* _Short task_
The data below should be restated word for word, with every picture omitted.

* _Given data_
<<<<

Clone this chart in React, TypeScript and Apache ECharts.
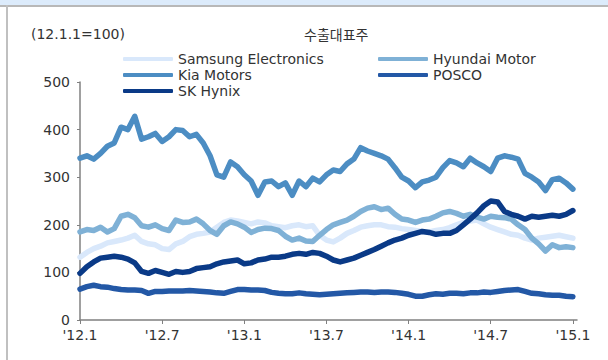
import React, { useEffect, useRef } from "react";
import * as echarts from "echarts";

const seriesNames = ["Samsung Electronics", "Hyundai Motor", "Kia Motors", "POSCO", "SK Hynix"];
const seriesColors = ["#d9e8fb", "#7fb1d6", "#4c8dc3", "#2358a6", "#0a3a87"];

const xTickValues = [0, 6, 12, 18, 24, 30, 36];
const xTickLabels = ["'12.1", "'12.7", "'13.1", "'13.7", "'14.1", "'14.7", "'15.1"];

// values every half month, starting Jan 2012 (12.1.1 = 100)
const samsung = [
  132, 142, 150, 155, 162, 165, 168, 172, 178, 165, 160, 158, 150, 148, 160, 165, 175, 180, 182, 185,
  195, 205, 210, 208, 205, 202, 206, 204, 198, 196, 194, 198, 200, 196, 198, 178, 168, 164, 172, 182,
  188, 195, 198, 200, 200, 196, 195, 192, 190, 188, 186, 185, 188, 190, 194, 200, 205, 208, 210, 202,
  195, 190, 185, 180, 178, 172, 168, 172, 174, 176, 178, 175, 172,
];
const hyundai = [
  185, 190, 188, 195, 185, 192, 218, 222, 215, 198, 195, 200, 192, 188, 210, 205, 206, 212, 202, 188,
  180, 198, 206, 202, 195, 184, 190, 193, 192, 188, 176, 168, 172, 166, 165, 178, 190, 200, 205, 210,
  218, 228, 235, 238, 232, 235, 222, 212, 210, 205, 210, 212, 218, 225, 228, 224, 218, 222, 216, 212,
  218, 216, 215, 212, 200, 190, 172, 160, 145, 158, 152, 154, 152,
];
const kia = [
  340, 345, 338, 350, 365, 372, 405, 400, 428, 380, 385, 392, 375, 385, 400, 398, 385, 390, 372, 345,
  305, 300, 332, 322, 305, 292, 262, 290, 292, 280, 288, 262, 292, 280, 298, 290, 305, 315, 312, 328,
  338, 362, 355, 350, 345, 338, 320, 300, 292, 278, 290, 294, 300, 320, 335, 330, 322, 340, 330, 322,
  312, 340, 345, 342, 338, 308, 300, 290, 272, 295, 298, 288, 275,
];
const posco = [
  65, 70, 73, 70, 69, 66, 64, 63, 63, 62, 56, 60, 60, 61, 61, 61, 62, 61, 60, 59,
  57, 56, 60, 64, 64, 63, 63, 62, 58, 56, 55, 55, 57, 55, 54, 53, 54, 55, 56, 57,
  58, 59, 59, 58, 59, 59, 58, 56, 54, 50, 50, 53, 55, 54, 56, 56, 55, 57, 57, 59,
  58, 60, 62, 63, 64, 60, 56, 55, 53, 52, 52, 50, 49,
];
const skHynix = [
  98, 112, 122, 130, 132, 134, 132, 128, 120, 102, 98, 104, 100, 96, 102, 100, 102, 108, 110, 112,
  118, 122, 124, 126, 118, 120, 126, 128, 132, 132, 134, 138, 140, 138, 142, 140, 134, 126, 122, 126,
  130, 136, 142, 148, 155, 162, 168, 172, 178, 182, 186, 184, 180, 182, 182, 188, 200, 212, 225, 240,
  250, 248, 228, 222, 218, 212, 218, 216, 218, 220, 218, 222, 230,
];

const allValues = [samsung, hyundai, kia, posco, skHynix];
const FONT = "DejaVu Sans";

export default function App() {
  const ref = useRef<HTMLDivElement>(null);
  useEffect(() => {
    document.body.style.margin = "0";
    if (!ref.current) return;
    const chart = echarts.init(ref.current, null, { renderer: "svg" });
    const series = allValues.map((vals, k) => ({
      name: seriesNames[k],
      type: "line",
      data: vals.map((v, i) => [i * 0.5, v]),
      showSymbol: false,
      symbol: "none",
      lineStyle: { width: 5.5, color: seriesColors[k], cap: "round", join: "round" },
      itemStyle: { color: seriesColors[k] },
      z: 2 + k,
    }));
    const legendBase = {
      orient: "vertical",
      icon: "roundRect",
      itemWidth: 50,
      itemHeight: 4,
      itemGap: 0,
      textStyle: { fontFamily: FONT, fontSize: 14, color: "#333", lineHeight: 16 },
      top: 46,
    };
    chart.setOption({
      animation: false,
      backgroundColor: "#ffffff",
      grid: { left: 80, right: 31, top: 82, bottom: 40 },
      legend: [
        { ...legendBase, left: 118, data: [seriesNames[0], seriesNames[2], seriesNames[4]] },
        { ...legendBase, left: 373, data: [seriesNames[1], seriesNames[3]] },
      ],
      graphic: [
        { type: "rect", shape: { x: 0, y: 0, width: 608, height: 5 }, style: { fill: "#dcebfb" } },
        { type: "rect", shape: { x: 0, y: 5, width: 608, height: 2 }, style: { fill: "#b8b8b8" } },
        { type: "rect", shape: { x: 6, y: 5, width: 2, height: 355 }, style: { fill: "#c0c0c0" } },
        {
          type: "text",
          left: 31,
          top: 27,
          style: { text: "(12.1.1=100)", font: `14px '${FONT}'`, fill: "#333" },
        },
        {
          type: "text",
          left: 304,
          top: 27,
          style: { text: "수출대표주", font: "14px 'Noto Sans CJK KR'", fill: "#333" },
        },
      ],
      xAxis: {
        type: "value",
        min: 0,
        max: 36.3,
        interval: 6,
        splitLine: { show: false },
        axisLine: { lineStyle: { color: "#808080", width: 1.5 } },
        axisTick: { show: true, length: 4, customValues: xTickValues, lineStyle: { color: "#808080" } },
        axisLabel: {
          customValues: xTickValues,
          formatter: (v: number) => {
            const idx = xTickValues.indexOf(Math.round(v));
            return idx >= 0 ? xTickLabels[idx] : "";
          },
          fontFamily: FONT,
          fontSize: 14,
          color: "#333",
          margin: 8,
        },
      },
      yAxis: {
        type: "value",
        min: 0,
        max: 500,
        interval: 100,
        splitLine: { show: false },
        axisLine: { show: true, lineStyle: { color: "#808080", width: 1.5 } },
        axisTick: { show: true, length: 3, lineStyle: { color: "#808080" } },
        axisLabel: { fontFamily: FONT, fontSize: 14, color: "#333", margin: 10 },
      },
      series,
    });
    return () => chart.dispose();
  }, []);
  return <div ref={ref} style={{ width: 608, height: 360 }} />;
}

>>>>

* _Task solution_
Clone this chart in React, TypeScript and Apache ECharts.
import React, { useEffect, useRef } from "react";
import * as echarts from "echarts";

const seriesNames = ["Samsung Electronics", "Hyundai Motor", "Kia Motors", "POSCO", "SK Hynix"];
const seriesColors = ["#d9e8fb", "#7fb1d6", "#4c8dc3", "#2358a6", "#0a3a87"];

const xTickValues = [0, 6, 12, 18, 24, 30, 36];
const xTickLabels = ["'12.1", "'12.7", "'13.1", "'13.7", "'14.1", "'14.7", "'15.1"];

// values every half month, starting Jan 2012 (12.1.1 = 100)
const samsung = [
  132, 142, 150, 155, 162, 165, 168, 172, 178, 165, 160, 158, 150, 148, 160, 165, 175, 180, 182, 185,
  195, 205, 210, 208, 205, 202, 206, 204, 198, 196, 194, 198, 200, 196, 198, 178, 168, 164, 172, 182,
  188, 195, 198, 200, 200, 196, 195, 192, 190, 188, 186, 185, 188, 190, 194, 200, 205, 208, 210, 202,
  195, 190, 185, 180, 178, 172, 168, 172, 174, 176, 178, 175, 172,
];
const hyundai = [
  185, 190, 188, 195, 185, 192, 218, 222, 215, 198, 195, 200, 192, 188, 210, 205, 206, 212, 202, 188,
  180, 198, 206, 202, 195, 184, 190, 193, 192, 188, 176, 168, 172, 166, 165, 178, 190, 200, 205, 210,
  218, 228, 235, 238, 232, 235, 222, 212, 210, 205, 210, 212, 218, 225, 228, 224, 218, 222, 216, 212,
  218, 216, 215, 212, 200, 190, 172, 160, 145, 158, 152, 154, 152,
];
const kia = [
  340, 345, 338, 350, 365, 372, 405, 400, 428, 380, 385, 392, 375, 385, 400, 398, 385, 390, 372, 345,
  305, 300, 332, 322, 305, 292, 262, 290, 292, 280, 288, 262, 292, 280, 298, 290, 305, 315, 312, 328,
  338, 362, 355, 350, 345, 338, 320, 300, 292, 278, 290, 294, 300, 320, 335, 330, 322, 340, 330, 322,
  312, 340, 345, 342, 338, 308, 300, 290, 272, 295, 298, 288, 275,
];
const posco = [
  65, 70, 73, 70, 69, 66, 64, 63, 63, 62, 56, 60, 60, 61, 61, 61, 62, 61, 60, 59,
  57, 56, 60, 64, 64, 63, 63, 62, 58, 56, 55, 55, 57, 55, 54, 53, 54, 55, 56, 57,
  58, 59, 59, 58, 59, 59, 58, 56, 54, 50, 50, 53, 55, 54, 56, 56, 55, 57, 57, 59,
  58, 60, 62, 63, 64, 60, 56, 55, 53, 52, 52, 50, 49,
];
const skHynix = [
  98, 112, 122, 130, 132, 134, 132, 128, 120, 102, 98, 104, 100, 96, 102, 100, 102, 108, 110, 112,
  118, 122, 124, 126, 118, 120, 126, 128, 132, 132, 134, 138, 140, 138, 142, 140, 134, 126, 122, 126,
  130, 136, 142, 148, 155, 162, 168, 172, 178, 182, 186, 184, 180, 182, 182, 188, 200, 212, 225, 240,
  250, 248, 228, 222, 218, 212, 218, 216, 218, 220, 218, 222, 230,
];

const allValues = [samsung, hyundai, kia, posco, skHynix];
const FONT = "DejaVu Sans";

export default function App() {
  const ref = useRef<HTMLDivElement>(null);
  useEffect(() => {
    document.body.style.margin = "0";
    if (!ref.current) return;
    const chart = echarts.init(ref.current, null, { renderer: "svg" });
    const series = allValues.map((vals, k) => ({
      name: seriesNames[k],
      type: "line",
      data: vals.map((v, i) => [i * 0.5, v]),
      showSymbol: false,
      symbol: "none",
      lineStyle: { width: 5.5, color: seriesColors[k], cap: "round", join: "round" },
      itemStyle: { color: seriesColors[k] },
      z: 2 + k,
    }));
    const legendBase = {
      orient: "vertical",
      icon: "roundRect",
      itemWidth: 50,
      itemHeight: 4,
      itemGap: 0,
      textStyle: { fontFamily: FONT, fontSize: 14, color: "#333", lineHeight: 16 },
      top: 46,
    };
    chart.setOption({
      animation: false,
      backgroundColor: "#ffffff",
      grid: { left: 80, right: 31, top: 82, bottom: 40 },
      legend: [
        { ...legendBase, left: 118, data: [seriesNames[0], seriesNames[2], seriesNames[4]] },
        { ...legendBase, left: 373, data: [seriesNames[1], seriesNames[3]] },
      ],
      graphic: [
        { type: "rect", shape: { x: 0, y: 0, width: 608, height: 5 }, style: { fill: "#dcebfb" } },
        { type: "rect", shape: { x: 0, y: 5, width: 608, height: 2 }, style: { fill: "#b8b8b8" } },
        { type: "rect", shape: { x: 6, y: 5, width: 2, height: 355 }, style: { fill: "#c0c0c0" } },
        {
          type: "text",
          left: 31,
          top: 27,
          style: { text: "(12.1.1=100)", font: `14px '${FONT}'`, fill: "#333" },
        },
        {
          type: "text",
          left: 304,
          top: 27,
          style: { text: "수출대표주", font: "14px 'Noto Sans CJK KR'", fill: "#333" },
        },
      ],
      xAxis: {
        type: "value",
        min: 0,
        max: 36.3,
        interval: 6,
        splitLine: { show: false },
        axisLine: { lineStyle: { color: "#808080", width: 1.5 } },
        axisTick: { show: true, length: 4, customValues: xTickValues, lineStyle: { color: "#808080" } },
        axisLabel: {
          customValues: xTickValues,
          formatter: (v: number) => {
            const idx = xTickValues.indexOf(Math.round(v));
            return idx >= 0 ? xTickLabels[idx] : "";
          },
          fontFamily: FONT,
          fontSize: 14,
          color: "#333",
          margin: 8,
        },
      },
      yAxis: {
        type: "value",
        min: 0,
        max: 500,
        interval: 100,
        splitLine: { show: false },
        axisLine: { show: true, lineStyle: { color: "#808080", width: 1.5 } },
        axisTick: { show: true, length: 3, lineStyle: { color: "#808080" } },
        axisLabel: { fontFamily: FONT, fontSize: 14, color: "#333", margin: 10 },
      },
      series,
    });
    return () => chart.dispose();
  }, []);
  return <div ref={ref} style={{ width: 608, height: 360 }} />;
}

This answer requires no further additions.